しかし関東大震災以降、関西から大勢の料理人が東京に渡ったため、関西の呼び方も定着し、現在魚の切り身は「刺身」「お造り」両方の言い方で呼ばれるようになりました。
次に、代表的なお刺身と、それらに合わせたいお酒をご紹介していきましょう!
白身魚の刺身とのペアリング
まず、ヒラメやタイといった白身魚には、さわやかな白ワインを合わせてはいかがでしょうか?
フレッシュで爽やか、ジューシーで瑞々しい果実味とミネラリーな余韻があるガヴィがぴったり!
「ガヴィ デル コムーネ ディ ガヴィ ヴィッラ スパリーナ」をおすすめします。
ピエモンテの代表的な造り手ヴィッラ スパリーナのスタンダードガヴィで、コルテーゼの個性をストレートに感じる、爽やかな果実味とキリッとした酸味のバランスがとれた1本です。
コストパフォーマンスにも優れ、2020年はワイン・スペクテイターの元編集長で、世界的なワイン評論家による『ジェームズサックリング』で91点を獲得。
酸とミネラルが繊細な白身によく合います。
醤油よりもレモン塩で食べると、さらに好相性です。
台形を逆さにした独特のボトルデザインもユニークですね。
また、ミュスカデも白身魚との相性抜群です。
フランス・ロワール地方の中でも最も西にある、海に面したエリアで造られる白ワインで、スッキリとした味わいの中にミネラル感があり、海鮮にぴったりマッチング!
ワインの発酵時に澱をそのままにして長期間ワインと接触させ続ける「シュール・リー」製法により、ワインに旨味が加わっています。

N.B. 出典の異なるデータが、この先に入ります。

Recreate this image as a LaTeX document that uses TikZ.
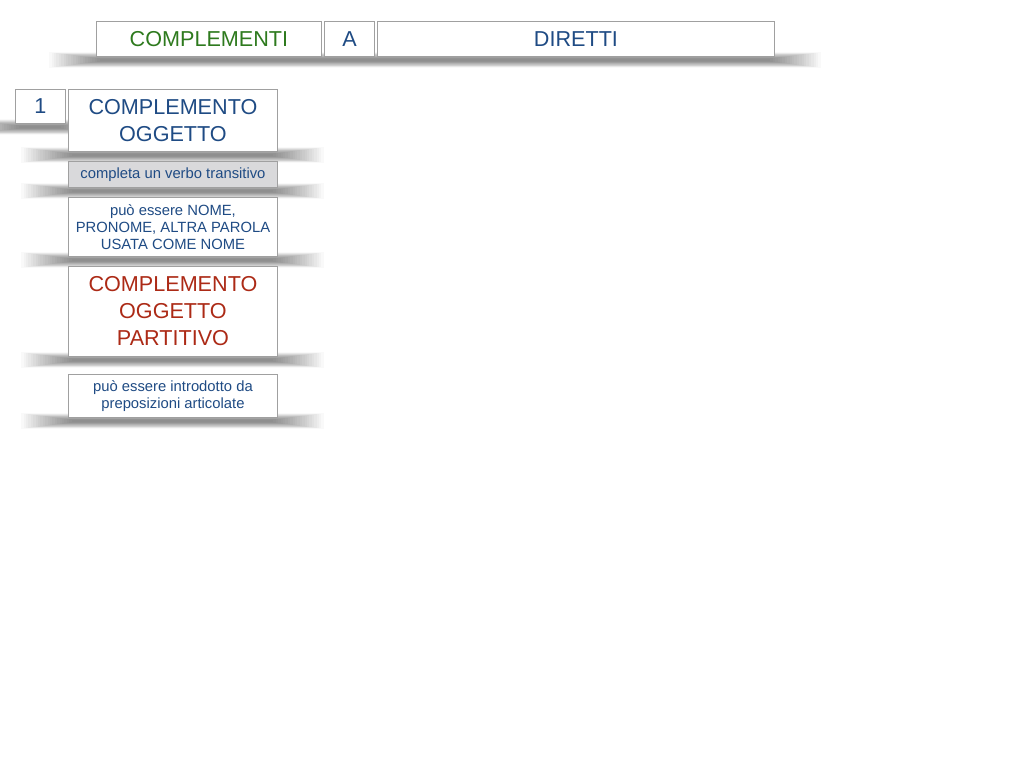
\documentclass[tikz,border=0pt]{standalone}
\usepackage{fontspec}
\setmainfont{Liberation Sans}
\definecolor{tblue}{RGB}{31,75,132}
\definecolor{tgreen}{RGB}{46,122,30}
\definecolor{tred}{RGB}{172,42,22}
\definecolor{tborder}{RGB}{160,160,160}
\definecolor{tgray}{RGB}{217,217,219}
\tikzset{
  box/.style={draw=tborder, line width=0.9pt, fill=white, anchor=north west, inner sep=0pt,
    align=center, text=tblue},
  big/.style={font=\fontsize{21.6}{27}\selectfont},
  small/.style={font=\fontsize{14.8}{17}\selectfont},
  shad/.style={fill=black, fill opacity=0.022},
}
\newcommand{\mkshadow}[3]{% left, right, bottom
  \foreach \i in {1,...,22}{
    \fill[shad] ({#1+6-2.4*\i},{#3+4-1-0.3*\i}) rectangle ({#2-6+2.4*\i},{#3+4+1+0.3*\i});
  }
}
\begin{document}
\begin{tikzpicture}[x=1pt,y=-1pt]
\useasboundingbox (0,0) rectangle (1024,768);
\fill[white] (0,0) rectangle (1024,768);
% shadows
\mkshadow{96}{774}{56}
\mkshadow{15}{65}{123}
\mkshadow{68}{277}{151}
\mkshadow{68}{277}{187}
\mkshadow{68}{277}{256}
\mkshadow{68}{277}{356}
\mkshadow{68}{277}{417}
% boxes
\node[box,big,text=tgreen,minimum width=225pt,minimum height=35pt] (compl) at (96,21) {COMPLEMENTI};
\node[box,big,minimum width=50pt,minimum height=35pt] (a) at (324,21) {A};
\node[box,big,minimum width=397pt,minimum height=35pt] (dir) at (377,21) {DIRETTI};
\node[box,big,minimum width=50pt,minimum height=34pt] (one) at (15,89) {1};
\node[box,big,minimum width=209pt,minimum height=62pt] (co) at (68,89) {COMPLEMENTO\\OGGETTO};
\node[box,small,fill=tgray,minimum width=209pt,minimum height=26pt] (verb) at (68,161) {completa un verbo transitivo};
\node[box,small,minimum width=209pt,minimum height=59pt] (nome) at (68,197) {può essere NOME,\\PRONOME, ALTRA PAROLA\\USATA COME NOME};
\node[box,big,text=tred,minimum width=209pt,minimum height=90pt] (part) at (68,266) {COMPLEMENTO\\OGGETTO\\PARTITIVO};
\node[box,small,minimum width=209pt,minimum height=43pt] (prep) at (68,374) {può essere introdotto da\\preposizioni articolate};
\end{tikzpicture}
\end{document}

おすすめしたいのは、ドメーヌ・ランドロンの「ミュスカデ・セーヴル・エ・メーヌ シュール・リー ラ・ルヴトゥリ」です。
天然酵母を用い、添加物の使用は極力排除。
国内外からの評価も高く、パリの三ツ星レストランにもオンリストされているミュスカデを代表するワイナリーが手掛けています。
フレッシュ&フルーティな味わいとエレガントな酸が特徴的で、和食全般に幅広くマッチする味わいです。
イカ・エビの刺身とのペアリング
イカやホタテ、甘えびなどに合わせたいのは、ボリューム感のある白ワインです。
リースリングの辛口なら、フルーティさとミネラル感・程良い甘味が、イカやえびの甘さに絶妙にマッチします。
また、旨みとキレのある酸が、上手に海鮮の臭みを消してくれます。
おすすめは、「アルベルト・グラス リースリング」です。
アルベルト・グラスは、1958年創業の伝統ある家族経営のワイナリーで、自然との調和・伝統を重んじながら高品質なワインを造り出しています。
こちらのワインは、グレープフルーツ、みかん、金柑のような良質な柑橘系果実の香りとミネラルの風味がたっぷり感じられ、ペトロール香は一切感じないモダンなスタイル。
口当たりは滑らかで、甘味、酸、ミネラルとのバランスに優れ、辛口でも果実の底力を感じるこれぞドイツのリースリングと納得できるワインです。
赤身魚の魚とのペアリング
マグロやカツオといった赤身の魚の刺身に合わせたいのは、ライト~ミディアムボディの赤ワインです。
特に、繊細なピノ・ノワールはピッタリ。
合わせたいワインは、長野県はすみファームの「ピノ・ノワール」です。
野生酵母で発酵させた後、オーク樽で熟成させ、瓶詰め後さらに半年間熟成させてリリースしたミディアム・ボディの1本。
イチゴジャムのような芳醇な香りが特徴的で、色は淡いピンク色。
スパイシーでありつつタンニンは繊細でなめらかな口当たり。
ピノ・ノワールの繊細さはマグロの旨味を損なわず、シルキーなタンニンが赤身マグロのほどよい脂質と調和します。
また、飲むワインをほんの少し醤油に垂らし、醤油をワインで割るのもおすすめ。
酸味のまろやかなポン酢を思わせる味わいになるので、ワインにぐっと寄り添います。
「刺身の日」には、お好みの刺身にぴったりなワインを楽しんでみてはいかがでしょうか?